Spot each line in the records below where the word "this" occurs, then copy it.
##### Extracted information #####
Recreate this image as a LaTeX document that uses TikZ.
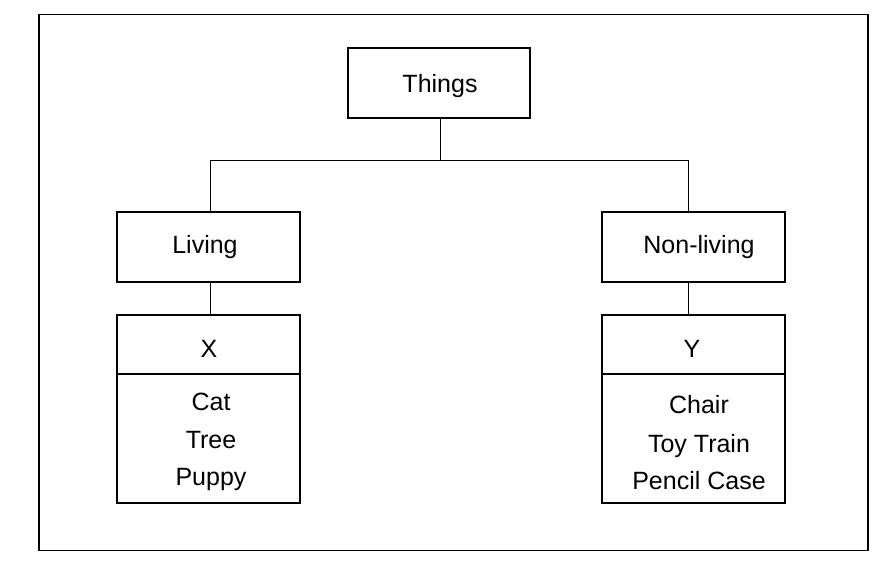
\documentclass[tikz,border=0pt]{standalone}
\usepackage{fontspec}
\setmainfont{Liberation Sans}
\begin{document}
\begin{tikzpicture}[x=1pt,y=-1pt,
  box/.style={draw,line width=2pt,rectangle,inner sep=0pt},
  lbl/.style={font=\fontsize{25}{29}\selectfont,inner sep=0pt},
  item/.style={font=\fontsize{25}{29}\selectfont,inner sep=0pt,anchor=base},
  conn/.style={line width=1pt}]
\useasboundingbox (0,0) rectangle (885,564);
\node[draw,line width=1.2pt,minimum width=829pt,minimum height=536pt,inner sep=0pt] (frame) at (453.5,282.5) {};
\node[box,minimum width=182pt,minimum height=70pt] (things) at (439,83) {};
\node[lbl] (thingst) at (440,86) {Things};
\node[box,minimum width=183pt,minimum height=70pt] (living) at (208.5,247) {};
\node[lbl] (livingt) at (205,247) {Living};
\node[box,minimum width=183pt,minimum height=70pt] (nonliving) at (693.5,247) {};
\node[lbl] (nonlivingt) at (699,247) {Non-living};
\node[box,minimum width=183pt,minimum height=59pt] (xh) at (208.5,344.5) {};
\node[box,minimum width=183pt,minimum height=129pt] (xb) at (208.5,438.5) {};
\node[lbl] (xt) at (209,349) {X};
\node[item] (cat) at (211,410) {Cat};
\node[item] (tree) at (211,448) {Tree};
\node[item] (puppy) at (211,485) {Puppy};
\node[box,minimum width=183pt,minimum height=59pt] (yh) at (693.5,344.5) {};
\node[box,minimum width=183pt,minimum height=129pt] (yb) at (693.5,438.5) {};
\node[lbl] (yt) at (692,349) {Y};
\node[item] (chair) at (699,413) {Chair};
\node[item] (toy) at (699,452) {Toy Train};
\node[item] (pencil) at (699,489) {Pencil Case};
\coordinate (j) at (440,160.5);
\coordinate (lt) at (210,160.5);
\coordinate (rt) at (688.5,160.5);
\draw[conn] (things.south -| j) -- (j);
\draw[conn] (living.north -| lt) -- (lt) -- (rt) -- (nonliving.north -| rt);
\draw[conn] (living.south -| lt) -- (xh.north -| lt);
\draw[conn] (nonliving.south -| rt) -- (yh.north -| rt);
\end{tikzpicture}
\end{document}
#####
##### Extracted information #####
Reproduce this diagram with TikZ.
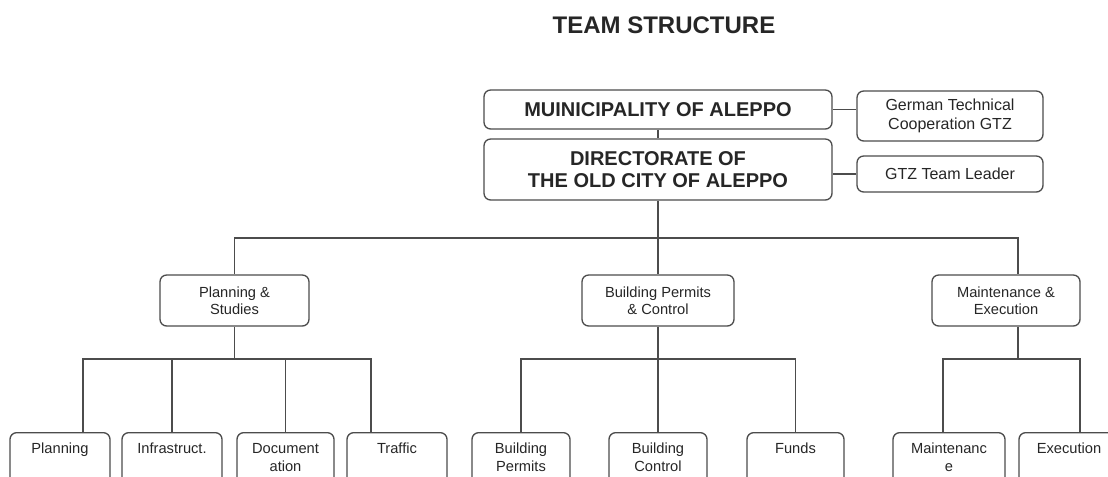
#####
**Correct output**
Recreate this image as a LaTeX document that uses TikZ.
Reproduce this diagram with TikZ.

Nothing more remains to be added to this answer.